Apesar do estágio atual do ciclo e da sinalização do último Copom de que faria sentido parar de reduzir a taxa de juros caso o cenário evoluísse conforme o esperado, um corte adicional dos juros em março é razoável, disse o ex-diretor do BC Luiz Fernando Figueiredo, presidente da Mauá Capital, que vê o BC respondendo ao que considera uma surpresa inflacionária "bastante intensa".

Volpon, do UBS, observa que os cenários político-eleitoral e externo têm influenciado as apostas no mercado de juros, levando as taxas de longo prazo a níveis que parecem incompatíveis com o otimismo visto até agora no terreno da inflação. Esses fatores têm elevado poder de influenciar as expectativas inflacionárias, sobretudo se contaminarem a inflação via taxa de câmbio, mas por ora a recente volatilidade externa afeta pouco os ativos domésticos.

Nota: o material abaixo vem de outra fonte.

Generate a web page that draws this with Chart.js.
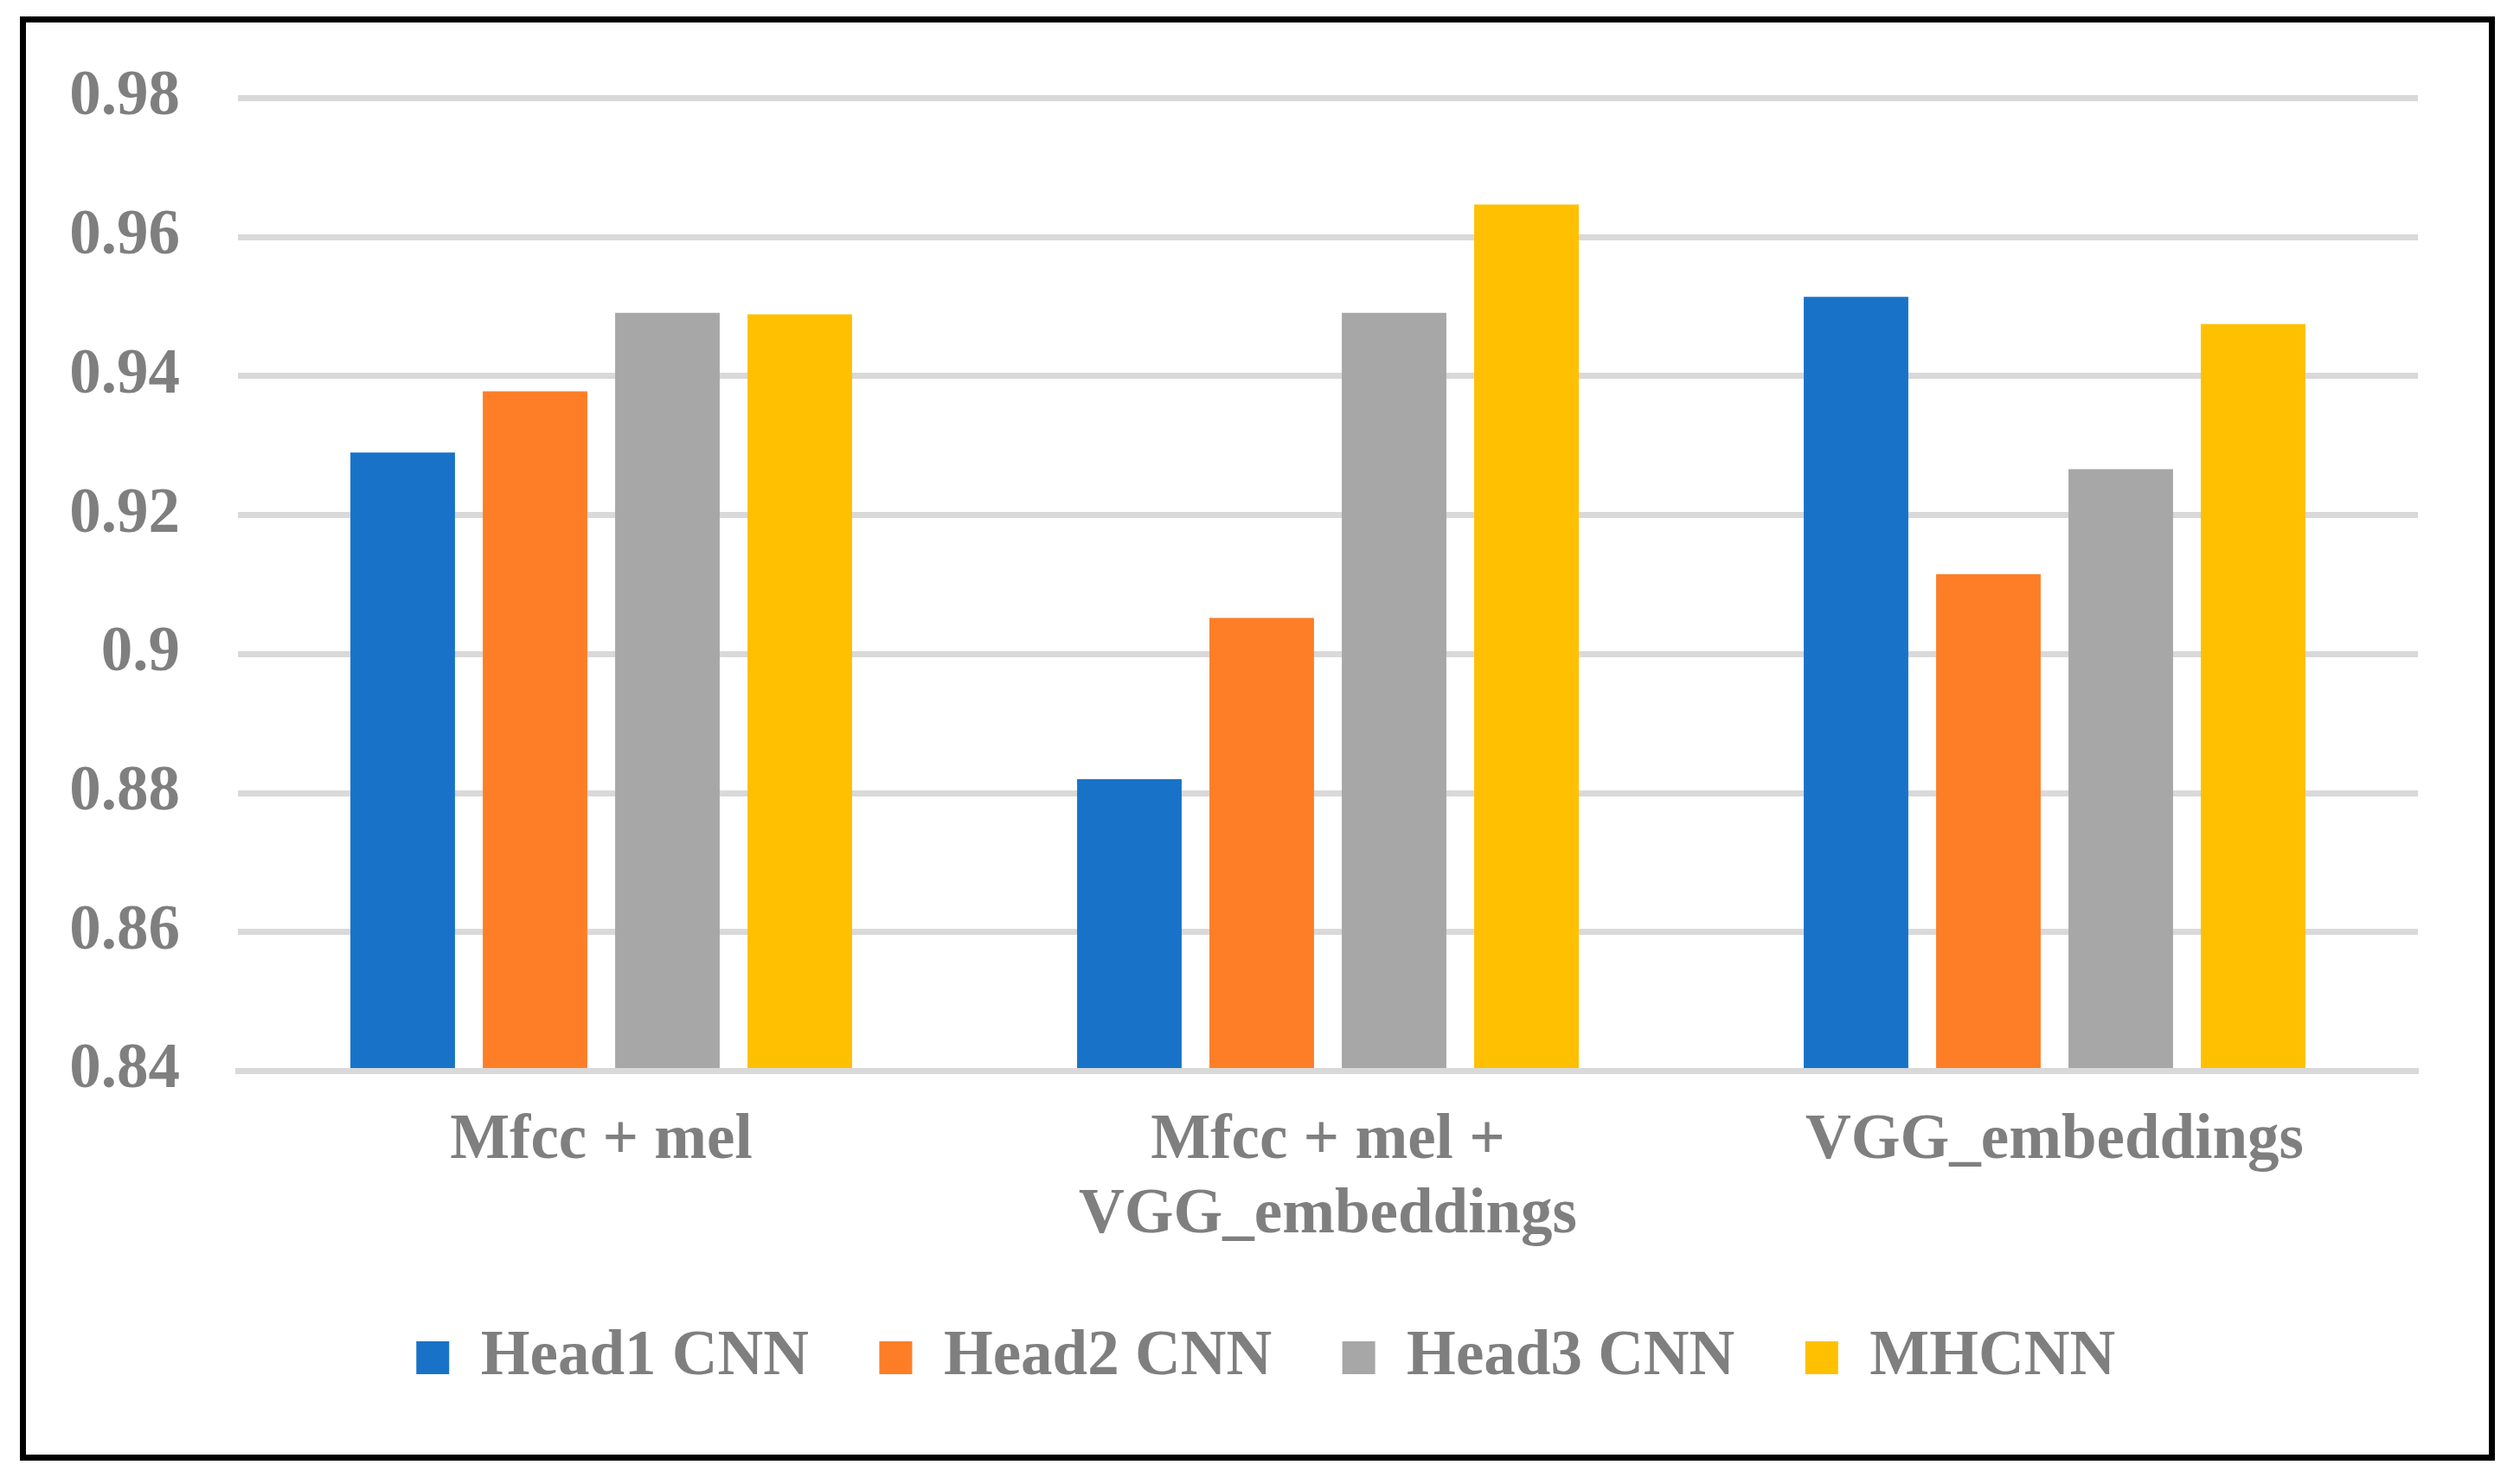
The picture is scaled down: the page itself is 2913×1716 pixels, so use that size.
<!DOCTYPE html>
<html>
<head>
<meta charset="utf-8">
<style>
  html, body { margin: 0; padding: 0; background: #ffffff; }
  #wrap { position: relative; width: 2913px; height: 1716px; }
  #frame { position: absolute; left: 23px; top: 19px; width: 2861px; height: 1670px;
           border: 7px solid #000; box-sizing: border-box; pointer-events: none; }
  canvas { position: absolute; left: 0; top: 0; }
</style>
<script src="https://cdn.jsdelivr.net/npm/chart.js@4"></script>
</head>
<body>
<div id="wrap">
  <canvas id="c" width="2913" height="1716"></canvas>
  <div id="frame"></div>
</div>
<script>
const categories = [["Mfcc + mel"], ["Mfcc + mel +", "VGG_embeddings"], ["VGG_embeddings"]];
const seriesNames = ["Head1 CNN", "Head2 CNN", "Head3 CNN", "MHCNN"];
const head1Values = [0.929, 0.882, 0.9514];
const head2Values = [0.9378, 0.9052, 0.9115];
const head3Values = [0.9491, 0.9491, 0.9266];
const mhcnnValues = [0.9489, 0.9647, 0.9475];
const yTickLabels = ["0.84", "0.86", "0.88", "0.9", "0.92", "0.94", "0.96", "0.98"];
const seriesColors = ["#1873C8", "#FE7E27", "#A7A7A7", "#FEC000"];

const textColor = "#7F7F7F";
const fontFamily = "'Liberation Serif', 'Times New Roman', serif";
const fontSize = 73;
const seriesValues = [head1Values, head2Values, head3Values, mhcnnValues];

const datasets = seriesNames.map((name, i) => ({
  label: name,
  data: seriesValues[i],
  backgroundColor: seriesColors[i],
  borderWidth: 0,
  categoryPercentage: 0.7286,
  barPercentage: 0.79
}));

const legendShift = {
  id: "legendShift",
  afterLayout(chart) {
    if (chart.legend) { chart.legend.left += 24.7; chart.legend.right += 24.7; }
  }
};

new Chart(document.getElementById("c"), {
  type: "bar",
  data: { labels: categories, datasets: datasets },
  plugins: [legendShift],
  options: {
    responsive: false,
    animation: false,
    devicePixelRatio: 1,
    layout: { padding: { left: 82, right: 118, top: 113.5, bottom: 99.5 } },
    plugins: {
      tooltip: { enabled: false },
      legend: {
        position: "bottom",
        labels: {
          color: textColor,
          font: { family: fontFamily, size: fontSize, weight: "bold" },
          boxWidth: 38,
          boxHeight: 38,
          padding: 81.5
        }
      }
    },
    scales: {
      x: {
        grid: { display: false, drawTicks: false },
        border: { display: true, color: "#D9D9D9", width: 7, z: 1 },
        ticks: {
          color: textColor,
          font: { family: fontFamily, size: fontSize, weight: "bold", lineHeight: 1.174 },
          padding: 39,
          maxRotation: 0,
          autoSkip: false
        },
        afterFit: (s) => { s.height = 213.5; }
      },
      y: {
        min: 0.84,
        max: 0.98,
        grid: { color: "#D9D9D9", lineWidth: 7, drawTicks: false },
        border: { display: false },
        ticks: {
          stepSize: 0.02,
          color: textColor,
          font: { family: fontFamily, size: fontSize, weight: "bold" },
          padding: 67,
          callback: (v, i) => yTickLabels[i]
        },
        afterFit: (s) => { s.width = 193; }
      }
    }
  }
});
</script>
</body>
</html>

Para o economista do UBS, se o IPCA de fevereiro, que será divulgado na próxima semana, repetir janeiro e vier novamente abaixo do previsto, não só o mercado terá de rever suas projeções para o ano quanto o próprio BC terá de reduzir sua estimativa para o IPCA, reafirmando as expectativas de novo alívio monetário. Primeiras estimativas para o número que sai dia 9 apontam mediana de 2,82% no acumulado em 12 meses, ainda mais distante do piso da meta, de 3%.

Gustavo Rangel, economista do ING para América Latina, ressalta que, apesar da inflação menor, a decisão do Copom de março será cercada de muita incerteza. A inflação tem vindo abaixo do esperado e as expectativas têm melhorado, o que daria argumentos para se defender outro corte dos juros, porém o mais provável ainda seria a taxa ficar estável. O risco, observa Rangel, é o de que, cortando mais agora, o BC seja forçado a iniciar o ciclo de alta um pouco antes.

As apostas sobre quando o BC volta a elevar os juros estão relacionadas ao debate sobre se a inflação abaixo do piso da meta de 2017 e que entrou em 2018 sem emitir sinais de reação é permanente ou transitória, como ocorreu em outros momentos das últimas décadas. Volpon adiciona ainda uma terceira possibilidade, de o movimento de inflação baixa ser transitório porém longo, devido ao efeito da recessão sobre o hiato do produto.

Além das dúvidas sobre a natureza da inflação, há ainda outros riscos no horizonte, como os da volatilidade externa e das eleições, que travam um maior otimismo com os juros. Nas apostas de longo prazo, o mercado tem se mostrado mais pessimista que os economistas. "Historicamente, quando há divergências entre mercado e economistas, o mercado está certo", diz Volpon.